The study, published in the journal Diabetes Care, is part of a growing body of evidence that for people who get very little exercise, "even small amounts of activity will provide a really good return on their investment," said Catrine Tudor-Locke, who studies walking and health at Pennington Biomedical Research Center in Baton Rouge, Louisiana, and was not involved in the research.
Daily walking recommendations typically point to a minimum of 10,000 steps per day. Tudor-Locke said a good rule of thumb is that 2,000 steps equals about one mile.
Earlier studies, based on questionnaires, have shown that walking more is tied to a lower risk of diabetes. But few studies have used precise measures of how many steps people take each day, said Amanda Fretts, the lead author of the new report and a researcher at the University of Washington in Seattle.
To get a better sense of walking's potential benefits, Fretts and her colleagues asked more than 1,800 people to wear a pedometer on their hip for a week to tally the number of steps they typically took each day.
All of them came from native American communities in Arizona, Oklahoma and North and South Dakota that are known to have low physical activity levels and high rates of diabetes.
About a quarter of the group were considered to have very low activity, taking fewer than 3,500 steps a day, while half took fewer than 7,800 steps per day.
At the beginning of the study, none of the participants had diabetes. But after five years of follow-up, 243 people had developed the condition.
About 17 percent of the people in the lowest activity group developed diabetes, compared to 12 percent of the people who took more than 3,500 steps a day.
After taking into account people's age, whether they smoked and other diabetes risk factors, Fretts's team determined that people who walked the most were 29 percent less likely to develop diabetes than those who walked the least.
"Our finding wasn't surprising given that other studies have shown that even light activity is associated with a lower risk of diabetes," Fretts wrote in an email to Reuters Health.
The findings don't prove that walking more is responsible for the lower risk of diabetes, but Fretts offered some possible explanations for how walking might help.
"Increased physical activity may prevent weight gain and promote weight loss, a major determinant of diabetes risk," she told Reuters Health.
Indeed, when Fretts took into account how large people were, based on a measure called body mass index (BMI), she found that extra walking didn't provide any benefits to reducing people's diabetes risk.

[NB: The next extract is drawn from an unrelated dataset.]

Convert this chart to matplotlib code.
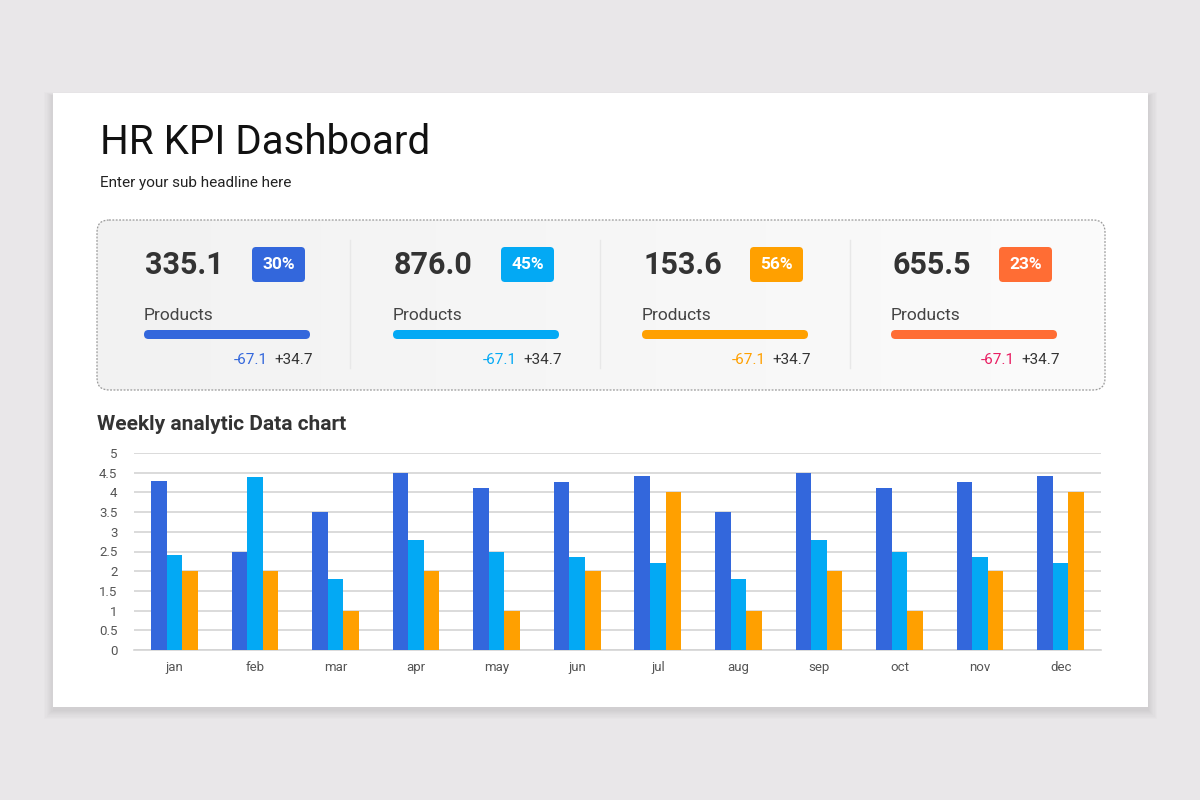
import matplotlib.pyplot as plt
from matplotlib.patches import FancyBboxPatch, Rectangle
import numpy as np

plt.rcParams['font.family'] = ['Roboto', 'DejaVu Sans']

# chart data
months = ["jan", "feb", "mar", "apr", "may", "jun", "jul", "aug", "sep", "oct", "nov", "dec"]
series_a = [4.3, 2.5, 3.5, 4.5, 4.1, 4.27, 4.42, 3.5, 4.5, 4.1, 4.27, 4.42]
series_b = [2.4, 4.4, 1.8, 2.8, 2.5, 2.37, 2.2, 1.8, 2.8, 2.5, 2.37, 2.2]
series_c = [2.0, 2.0, 1.0, 2.0, 1.0, 2.0, 4.0, 1.0, 2.0, 1.0, 2.0, 4.0]
yticks = [0, 0.5, 1, 1.5, 2, 2.5, 3, 3.5, 4, 4.5, 5]

# kpi data
kpi_values = [335.1, 876.0, 153.6, 655.5]
kpi_pcts = [30, 45, 56, 23]
kpi_labels = ["Products", "Products", "Products", "Products"]
kpi_neg = [-67.1, -67.1, -67.1, -67.1]
kpi_pos = [34.7, 34.7, 34.7, 34.7]
kpi_colors = ["#3367dc", "#03a9f4", "#ffa000", "#ff6d34"]
neg_colors = ["#3367dc", "#03a9f4", "#ffa000", "#e91e63"]

series_colors = ["#3367dc", "#03a9f4", "#ffa000"]

fig = plt.figure(figsize=(12, 8), dpi=100)
fig.patch.set_facecolor("#e9e7e9")

bg = fig.add_axes([0, 0, 1, 1])
bg.set_xlim(0, 1200)
bg.set_ylim(800, 0)
bg.axis("off")

# soft card shadow, mostly below the card
for i in range(8):
    s = 0.5 + i * 1.2
    bg.add_patch(Rectangle((53 - s, 93 - s * 0.4 + 3), 1095 + 2 * s, 614 + s * 1.4,
                           facecolor="#000000", alpha=0.011, edgecolor="none", zorder=1))
bg.add_patch(Rectangle((53, 93), 1095, 614, facecolor="white", edgecolor="none", zorder=2))

bg.text(100, 142, "HR KPI Dashboard", fontsize=29, color="#111111", va="center", zorder=3)
bg.text(100, 183, "Enter your sub headline here", fontsize=11, color="#222222", va="center", zorder=3)

# kpi box with light gradient
box = FancyBboxPatch((97, 220), 1008, 170, boxstyle="round,pad=0,rounding_size=12",
                     facecolor="none", edgecolor="#9a9a9a", lw=0.9, linestyle=(0, (1.5, 1.2)), zorder=5)
bg.add_patch(box)
grad = np.linspace(0, 1, 256).reshape(1, -1)
im = bg.imshow(grad, extent=(97, 1105, 390, 220), cmap=plt.matplotlib.colors.LinearSegmentedColormap.from_list(
    "g", ["#f2f2f2", "#fbfbfb"]), aspect="auto", zorder=3)
im.set_clip_path(box)
bg.set_xlim(0, 1200)
bg.set_ylim(800, 0)

for x in [350, 600, 850]:
    bg.plot([x, x], [240, 368], color="#e8e8e8", lw=1, zorder=4)

for i in range(4):
    x0 = 145 + i * 249
    bg.text(x0, 265, f"{kpi_values[i]:.1f}", fontsize=22, fontweight="bold", color="#333333",
            va="center", zorder=6)
    bg.add_patch(FancyBboxPatch((x0 + 107, 247), 53, 35, boxstyle="round,pad=0,rounding_size=4",
                                facecolor=kpi_colors[i], edgecolor="none", zorder=6))
    bg.text(x0 + 133.5, 264.5, f"{kpi_pcts[i]}%", fontsize=12.5, fontweight="bold", color="white",
            ha="center", va="center", zorder=7)
    bg.text(x0 - 1, 315, kpi_labels[i], fontsize=12.5, color="#444444", va="center", zorder=6)
    bg.add_patch(FancyBboxPatch((x0 - 1, 330), 166, 9, boxstyle="round,pad=0,rounding_size=4.5",
                                facecolor=kpi_colors[i], edgecolor="none", zorder=6))
    bg.text(x0 + 123, 360, f"{kpi_neg[i]:.1f}", fontsize=11, color=neg_colors[i],
            ha="right", va="center", zorder=6)
    bg.text(x0 + 168, 360, f"+{kpi_pos[i]:.1f}", fontsize=11, color="#333333",
            ha="right", va="center", zorder=6)

bg.text(97, 424, "Weekly analytic Data chart", fontsize=15, fontweight="bold", color="#333333",
        va="center", zorder=3)

# bar chart
ax = fig.add_axes([134 / 1200, 150 / 800, 967 / 1200, 197 / 800])
ax.set_zorder(10)
ax.patch.set_alpha(0)
x = np.arange(len(months))
w = 0.193
ax.bar(x - w, series_a, w, color=series_colors[0], zorder=3)
ax.bar(x, series_b, w, color=series_colors[1], zorder=3)
ax.bar(x + w, series_c, w, color=series_colors[2], zorder=3)
ax.set_xlim(-0.5, 11.5)
ax.set_ylim(0, 5)
ax.set_yticks(yticks)
ax.set_yticklabels([f"{t:g}" for t in yticks])
ax.set_xticks(x)
ax.set_xticklabels(months)
ax.grid(axis="y", color="#d4d4d4", lw=1.2, zorder=0)
for sp in ["top", "right", "left"]:
    ax.spines[sp].set_visible(False)
ax.spines["bottom"].set_color("#d4d4d4")
ax.spines["bottom"].set_linewidth(1.2)
ax.tick_params(axis="both", length=0, labelsize=9.5, colors="#555555")
ax.tick_params(axis="y", pad=12)
ax.tick_params(axis="x", pad=8)

fig.savefig("out.png", dpi=100)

"BMI is one of the plausible biological mechanisms by which physical activity (or walking) may lower diabetes risk - that is, walking may promote weight loss - and weight loss is a major factor related to diabetes risk," Fretts said.
Physical activity also has effects on inflammation, glucose and other molecules in the body that could help lower diabetes risk, said Fretts.
Tudor-Locke added that the potential benefits of moderate levels of walking are "only for those who are really inactive to begin with" and don't mean others should decrease their activity levels.